Two California home insurance providers, Travelers Insurance and the Interinsurance Exchange of the Automobile Club, seek rate increases under the state’s new catastrophe modeling rules adopted in 2025.
Travelers wants a 6.9% increase for single-family homes. It also proposes rate cuts of 17% for renters, 22.8% for condo owners, and 19.6% for condominium landlords.
The Interinsurance Exchange of the Automobile Club seeks an 11.2% increase for single-family homeowners. It plans to reduce rates by 27% for renters and 20.5% for condo owners.
California created the rate program after insurers pulled back from the state because of rising wildfire losses. The Department of Insurance developed the model in 2023 and offered it to insurers last year.
Under the rules, insurers get to use forward-looking risk factors and reinsurance costs in rate filings if they commit to writing more residential policies in high-risk areas.
In exchange for using the catastrophe model, insurers must write residential coverage for at-risk properties equal to at least 85% of their market share.

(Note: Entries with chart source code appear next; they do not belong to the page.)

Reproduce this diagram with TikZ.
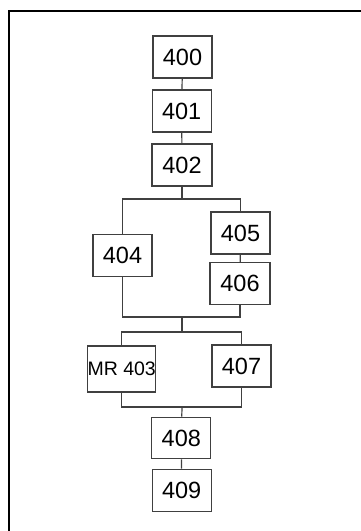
\documentclass[tikz,border=0pt]{standalone}
\usepackage{fontspec}
\setmainfont{Liberation Sans}

\begin{document}
\begin{tikzpicture}[x=1pt,y=-1pt,
        blk/.style={draw=black!75,line width=1.2pt,minimum width=59pt,minimum height=42pt,inner sep=0pt,font=\fontsize{23.5}{26}\selectfont},
        wire/.style={draw=black!75,line width=1.2pt}]
        \useasboundingbox (0,0) rectangle (361,531);
        \draw[line width=2.6pt] (9,535) |- (365,11); % frame
        % chain on top
        \node[blk] (b400) at (182.5,57) {400};
        \node[blk] (b401) at (181.7,111) {401};
        \node[blk,minimum width=60pt] (b402) at (182,165) {402};
        % two branches
        \node[blk,minimum height=42.5pt] (b404) at (122.5,255.5) {404};
        \node[blk] (b405) at (240.5,233) {405};
        \node[blk,minimum width=60pt] (b406) at (240,283.7) {406};
        \node[blk,minimum width=65pt,minimum height=46pt,font=\fontsize{19.5}{22}\selectfont] (mr403) at (121.7,369) {MR 403};
        \node[blk] (b407) at (241.5,366) {407};
        % chain at bottom
        \node[blk,minimum height=41.5pt] (b408) at (181.3,438) {408};
        \node[blk] (b409) at (181.7,490.3) {409};
        \coordinate (split1) at (182,199);
        \coordinate (join1) at (182,317);
        \coordinate (split2) at (182,332);
        \coordinate (join2) at (182,407);
        \draw[wire] (b400) -- (b401);
        \draw[wire] (b401) -- (b402);
        \draw[wire] (b402) -- (split1); % fork
        \draw[wire] (b404.north) |- (split1) -| (b405.north);
        \draw[wire] (b405) -- (b406);
        \draw[wire] (b404.south) |- (join1) -| (b406.south); % merge
        \draw[wire] (join1) -- (split2);
        \draw[wire] (mr403.north) |- (split2) -| (b407.north);
        \draw[wire] (mr403.south) |- (join2) -| (b407.south);
        \draw[wire] (join2) -- (b408);
        \draw[wire] (b408) -- (b409);
    \end{tikzpicture}
\end{document}
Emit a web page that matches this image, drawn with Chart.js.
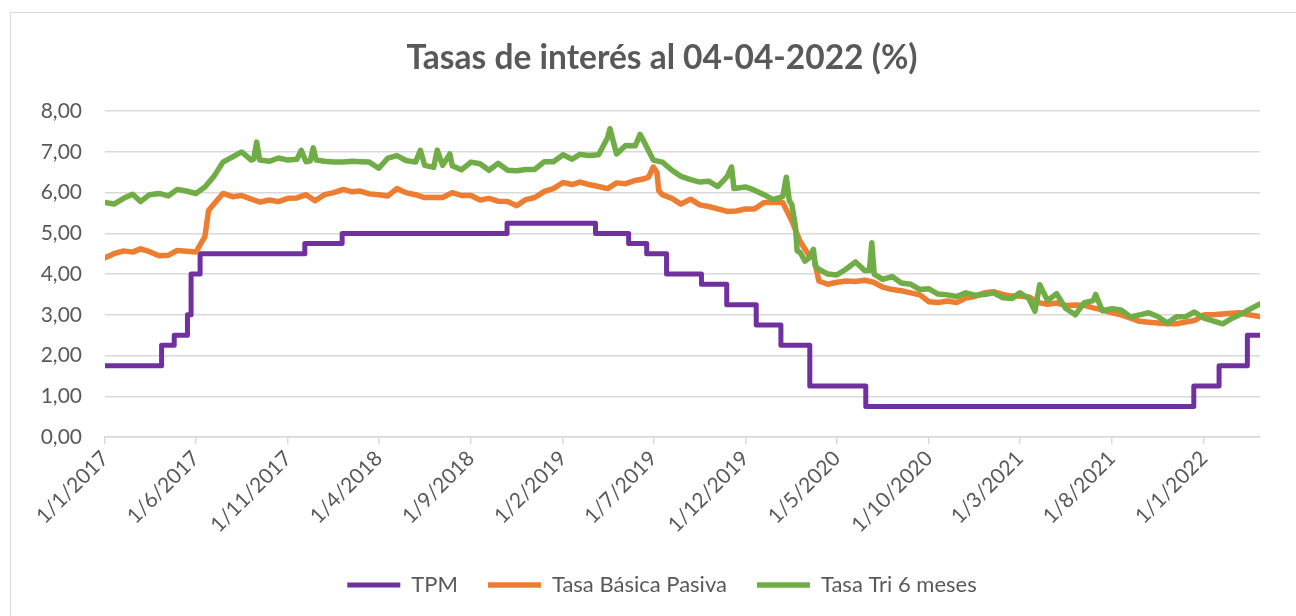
<!DOCTYPE html>
<html><head><meta charset="utf-8">
<script src="https://cdn.jsdelivr.net/npm/chart.js@4.4.0/dist/chart.umd.min.js"></script>
<style>
html,body{margin:0;padding:0;background:#fff;overflow:hidden;width:1296px;height:616px;}
#frame{position:absolute;left:10px;top:12px;width:1330px;height:650px;border:1.5px solid #D9D9D9;box-sizing:border-box;}
#wrap{position:absolute;left:10px;top:12px;width:1304px;height:604px;}
</style></head>
<body>
<div id="frame"></div>
<div id="wrap"><canvas id="c" width="1304" height="604"></canvas></div>
<script>
const chartTitle = 'Tasas de interés al 04-04-2022 (%)';
const seriesNames = ['TPM', 'Tasa Básica Pasiva', 'Tasa Tri 6 meses'];
const tickDates = ['2017-01-01','2017-06-01','2017-11-01','2018-04-01','2018-09-01','2019-02-01','2019-07-01','2019-12-01','2020-05-01','2020-10-01','2021-03-01','2021-08-01','2022-01-01'];
const tickLabels = ['1/1/2017','1/6/2017','1/11/2017','1/4/2018','1/9/2018','1/2/2019','1/7/2019','1/12/2019','1/5/2020','1/10/2020','1/3/2021','1/8/2021','1/1/2022'];
const startDate = '2017-01-01';
const endDate = '2022-04-04';

const tpmDates = ['2017-01-01','2017-04-05','2017-04-26','2017-05-18','2017-05-24','2017-06-08','2017-11-29','2018-01-30','2018-10-31','2019-03-27','2019-05-21','2019-06-20','2019-07-23','2019-09-19','2019-10-31','2019-12-19','2020-01-29','2020-03-17','2020-06-18','2021-12-15','2022-01-26','2022-03-14','2022-04-04'];
const tpmValues = [1.75,2.25,2.50,3.00,4.00,4.50,4.75,5.00,5.25,5.00,4.75,4.50,4.00,3.75,3.25,2.75,2.25,1.25,0.75,1.25,1.75,2.50,2.50];

const tbpDates = ['2017-01-01','2017-01-16','2017-02-01','2017-02-16','2017-03-01','2017-03-16','2017-04-01','2017-04-16','2017-05-01','2017-05-16','2017-06-01','2017-06-16','2017-06-22','2017-07-01','2017-07-16','2017-08-01','2017-08-16','2017-09-01','2017-09-16','2017-10-01','2017-10-16','2017-11-01','2017-11-16','2017-12-01','2017-12-16',
'2018-01-01','2018-01-16','2018-02-01','2018-02-16','2018-03-01','2018-03-16','2018-04-01','2018-04-16','2018-05-01','2018-05-16','2018-06-01','2018-06-16','2018-07-01','2018-07-16','2018-08-01','2018-08-16','2018-09-01','2018-09-16','2018-10-01','2018-10-16','2018-11-01','2018-11-16','2018-12-01','2018-12-16',
'2019-01-01','2019-01-16','2019-02-01','2019-02-16','2019-03-01','2019-03-16','2019-04-01','2019-04-16','2019-05-01','2019-05-16','2019-06-01','2019-06-16','2019-06-23','2019-07-01','2019-07-07','2019-07-10','2019-07-16','2019-08-01','2019-08-16','2019-09-01','2019-09-16','2019-10-01','2019-10-16','2019-11-01','2019-11-16','2019-12-01','2019-12-16',
'2020-01-01','2020-01-16','2020-02-01','2020-02-16','2020-03-01','2020-03-16','2020-03-24','2020-04-01','2020-04-16','2020-05-01','2020-05-16','2020-06-01','2020-06-16','2020-07-01','2020-07-16','2020-08-01','2020-08-16','2020-09-01','2020-09-16','2020-10-01','2020-10-16','2020-11-01','2020-11-16','2020-12-01','2020-12-16',
'2021-01-01','2021-01-16','2021-02-01','2021-02-16','2021-03-01','2021-03-16','2021-04-01','2021-04-16','2021-05-01','2021-05-16','2021-06-01','2021-06-16','2021-07-01','2021-07-16','2021-08-01','2021-08-16','2021-09-01','2021-09-16','2021-10-01','2021-10-16','2021-11-01','2021-11-16','2021-12-01','2021-12-16',
'2022-01-01','2022-01-16','2022-02-01','2022-02-16','2022-03-01','2022-03-16','2022-04-04'];
const tbpValues = [4.40,4.50,4.57,4.54,4.62,4.55,4.45,4.46,4.58,4.56,4.54,4.92,5.56,5.72,5.98,5.90,5.93,5.84,5.77,5.82,5.78,5.86,5.87,5.95,5.80,
5.95,6.00,6.08,6.02,6.04,5.97,5.95,5.92,6.10,6.00,5.95,5.88,5.88,5.88,6.00,5.93,5.93,5.82,5.86,5.79,5.78,5.68,5.83,5.88,
6.03,6.10,6.25,6.20,6.26,6.20,6.15,6.10,6.24,6.22,6.30,6.34,6.38,6.63,6.50,6.05,5.95,5.86,5.72,5.84,5.70,5.66,5.60,5.54,5.55,5.60,5.60,
5.76,5.76,5.76,5.31,4.80,4.45,4.40,3.83,3.75,3.80,3.83,3.82,3.85,3.80,3.68,3.62,3.59,3.54,3.49,3.32,3.30,3.34,3.30,3.41,3.45,
3.54,3.57,3.50,3.46,3.46,3.44,3.30,3.26,3.29,3.23,3.24,3.23,3.17,3.12,3.05,3.00,2.92,2.84,2.82,2.80,2.78,2.78,2.82,2.86,
3.00,3.00,3.02,3.04,3.05,3.00,2.96];

const triDates = ['2017-01-01','2017-01-16','2017-02-01','2017-02-16','2017-03-01','2017-03-16','2017-04-01','2017-04-16','2017-05-01','2017-05-16','2017-06-01','2017-06-16','2017-07-01','2017-07-16','2017-08-01','2017-08-16','2017-09-01','2017-09-05','2017-09-10','2017-09-15','2017-10-01','2017-10-16','2017-11-01','2017-11-16','2017-11-23','2017-12-01','2017-12-08','2017-12-13','2017-12-18',
'2018-01-01','2018-01-16','2018-02-01','2018-02-16','2018-03-01','2018-03-16','2018-04-01','2018-04-16','2018-05-01','2018-05-16','2018-06-01','2018-06-09','2018-06-16','2018-07-01','2018-07-07','2018-07-16','2018-07-28','2018-08-01','2018-08-16','2018-09-01','2018-09-16','2018-10-01','2018-10-16','2018-11-01','2018-11-16','2018-12-01','2018-12-16',
'2019-01-01','2019-01-16','2019-02-01','2019-02-16','2019-03-01','2019-03-16','2019-04-01','2019-04-16','2019-04-20','2019-05-01','2019-05-16','2019-06-01','2019-06-09','2019-06-16','2019-07-01','2019-07-16','2019-08-01','2019-08-16','2019-09-01','2019-09-16','2019-10-01','2019-10-16','2019-11-01','2019-11-08','2019-11-12','2019-12-01','2019-12-16',
'2020-01-01','2020-01-16','2020-02-01','2020-02-07','2020-02-12','2020-02-16','2020-02-22','2020-02-25','2020-03-01','2020-03-09','2020-03-16','2020-03-23','2020-03-26','2020-04-01','2020-04-16','2020-05-01','2020-05-16','2020-06-01','2020-06-16','2020-06-24','2020-06-28','2020-07-02','2020-07-16','2020-08-01','2020-08-16','2020-09-01','2020-09-16','2020-10-01','2020-10-16','2020-11-01','2020-11-16','2020-12-01','2020-12-16',
'2021-01-01','2021-01-16','2021-02-01','2021-02-16','2021-03-01','2021-03-16','2021-03-26','2021-04-03','2021-04-16','2021-05-01','2021-05-16','2021-06-01','2021-06-16','2021-07-01','2021-07-05','2021-07-16','2021-08-01','2021-08-16','2021-09-01','2021-09-16','2021-10-01','2021-10-16','2021-11-01','2021-11-16','2021-12-01','2021-12-16',
'2022-01-01','2022-01-16','2022-02-01','2022-02-16','2022-03-01','2022-03-16','2022-04-04'];
const triValues = [5.76,5.72,5.86,5.96,5.78,5.95,5.98,5.92,6.08,6.04,5.98,6.14,6.40,6.75,6.88,7.00,6.80,6.82,7.24,6.80,6.77,6.85,6.80,6.82,7.04,6.76,6.78,7.10,6.80,
6.77,6.75,6.75,6.77,6.76,6.75,6.60,6.85,6.91,6.79,6.75,7.04,6.67,6.62,7.04,6.67,6.95,6.66,6.56,6.75,6.71,6.55,6.72,6.55,6.54,6.57,6.57,
6.76,6.76,6.93,6.82,6.94,6.91,6.93,7.35,7.57,6.95,7.16,7.15,7.43,7.24,6.80,6.75,6.55,6.40,6.32,6.26,6.28,6.15,6.40,6.63,6.10,6.14,6.06,
5.95,5.83,5.90,6.38,5.80,5.72,5.19,4.57,4.53,4.32,4.40,4.61,4.20,4.12,4.00,3.98,4.12,4.30,4.09,4.09,4.77,4.00,3.87,3.94,3.78,3.75,3.62,3.64,3.51,3.49,3.45,3.54,3.48,
3.50,3.54,3.42,3.40,3.54,3.40,3.09,3.74,3.35,3.52,3.16,3.00,3.30,3.35,3.50,3.10,3.15,3.12,2.95,3.00,3.05,2.96,2.80,2.95,2.95,3.07,
2.92,2.85,2.78,2.91,3.00,3.12,3.27];

const yTickMin = 0, yTickMax = 8, yTickStep = 1;

function toDay(s) {
  const [y, m, d] = s.split('-').map(Number);
  const [y0, m0, d0] = startDate.split('-').map(Number);
  return Math.round((Date.UTC(y, m - 1, d) - Date.UTC(y0, m0 - 1, d0)) / 86400000);
}
function pts(dates, vals) { return dates.map((d, i) => ({ x: toDay(d), y: vals[i] })); }

const FONT = 'Lato';
const GREY = '#595959';
const GRID = '#D9D9D9';

// centre title and legend on the (wider) Excel chart area, as in the reference
const centreShift = {
  id: 'centreShift',
  afterLayout(chart) {
    const dx = 27;
    [chart.titleBlock, chart.legend].forEach(b => { if (b) { b.left += dx; b.right += dx; } });
  }
};

new Chart(document.getElementById('c'), {
  type: 'line',
  plugins: [centreShift],
  data: {
    datasets: [
      { label: seriesNames[0], data: pts(tpmDates, tpmValues), borderColor: '#7030A0', backgroundColor: '#7030A0', stepped: 'before', borderWidth: 5, order: 2 },
      { label: seriesNames[1], data: pts(tbpDates, tbpValues), borderColor: '#ED7D31', backgroundColor: '#ED7D31', borderWidth: 5.5, order: 1 },
      { label: seriesNames[2], data: pts(triDates, triValues), borderColor: '#70AD47', backgroundColor: '#70AD47', borderWidth: 5.5, order: 0 }
    ]
  },
  options: {
    responsive: false,
    animation: false,
    events: [],
    datasets: { line: { pointRadius: 0, tension: 0, borderJoinStyle: 'round', borderCapStyle: 'round', fill: false } },
    layout: { padding: { left: 0, right: 54, top: 0, bottom: 10 } },
    plugins: {
      tooltip: { enabled: false },
      title: {
        display: true, text: chartTitle, color: GREY,
        font: { family: FONT, size: 33.5, weight: 'bold', lineHeight: 1.2 },
        padding: { top: 26, bottom: 33 }
      },
      legend: {
        position: 'bottom',
        labels: {
          usePointStyle: true, pointStyle: 'line', pointStyleWidth: 53, boxHeight: 22,
          color: GREY, font: { family: FONT, size: 22 }, padding: 30,
          sort: (a, b) => a.datasetIndex - b.datasetIndex
        }
      }
    },
    scales: {
      x: {
        type: 'linear', min: toDay(startDate), max: toDay(endDate),
        afterBuildTicks: (axis) => { axis.ticks = tickDates.map(d => ({ value: toDay(d) })); },
        afterFit: (s) => { s.height = 107; },
        ticks: { autoSkip: false, minRotation: 45, maxRotation: 45, color: GREY, font: { family: FONT, size: 21 }, padding: 2,
          callback: (v, i) => tickLabels[i] },
        grid: { drawOnChartArea: false, drawTicks: true, tickLength: 7, color: GRID, lineWidth: 1.5 },
        border: { display: true, color: GRID, width: 1.5 }
      },
      y: {
        min: yTickMin, max: yTickMax,
        afterFit: (s) => { s.width = 95; },
        ticks: { stepSize: yTickStep, color: GREY, font: { family: FONT, size: 21 }, padding: 23,
          callback: (v) => v.toFixed(2).replace('.', ',') },
        grid: { color: GRID, lineWidth: 1.5, drawTicks: false },
        border: { display: false }
      }
    }
  }
});
</script>
</body></html>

Travelers has 32,756 California policyholders in distressed areas out of 195,413 policyholders statewide. The company plans to include wildfire-prepared homes with hardening features and defensible space in its coverage plan.
The insurer also plans to help homeowners leave the FAIR Plan. The Fair Access to Insurance Requirements Plan serves property owners who cannot get coverage through the standard market because insurers consider their properties too risky, often because of wildfire exposure. It covers basic fire and smoke damage.
FAIR Plan use has surged as traditional insurers stopped writing new policies and cancelled others after heavy wildfire losses.
As of June 2025, the plan’s total exposure reached $650 bn. That marked a 42% increase since September 2024 and a 289% increase since September 2021.
Michael Klein, executive vice president and president of Personal Insurance at Travelers, said California homeowners want reliable coverage, fair pricing, and service from financially strong insurers.
The Interinsurance Exchange has 40,276 policies in distressed areas out of 564,025 total policies. It plans to add more than 2,000 policies in fire-risk areas and reduce its FAIR Plan exposure.
According to Beinsure analysts, the filings show California’s insurance reset starting to move from regulation into pricing. Consumers will see uneven results: higher premiums for some homeowners, lower costs for renters and condo owners, and gradual movement out of the FAIR Plan where insurers see manageable risk.
By last fall, several home insurers had announced plans to expand or resume new policy writing under California’s catastrophe model. The group included Mercury, CSAA, Pacific Specialty, Allstate, and Farmers.
The updated Travelers and Interinsurance Exchange plans would take effect later this year if the Department of Insurance approves them.
The rate application process takes about 120 days, a timeline reform advocates have criticised as too slow.
Nancy Watkins, a consultant at risk assessment firm Milliman, said filings under the new rules could not begin until mid-2025, so many resulting rates would not take effect until 2026. She said insurers need time to recover from decades of actuarially unsound pricing.
For consumers, she added, the market reopening will come gradually, not all at once.
The rate applications arrived days before the insurance department filed legal action against State Farm over alleged mishandling of claims from the January 2025 Los Angeles-area wildfires.
State Farm and the Department of Insurance have been locked in a months-long dispute since the company sought a 30% emergency home insurance rate hike after the January wildfires. The insurer’s interim 17% rate increase from June has since been settled.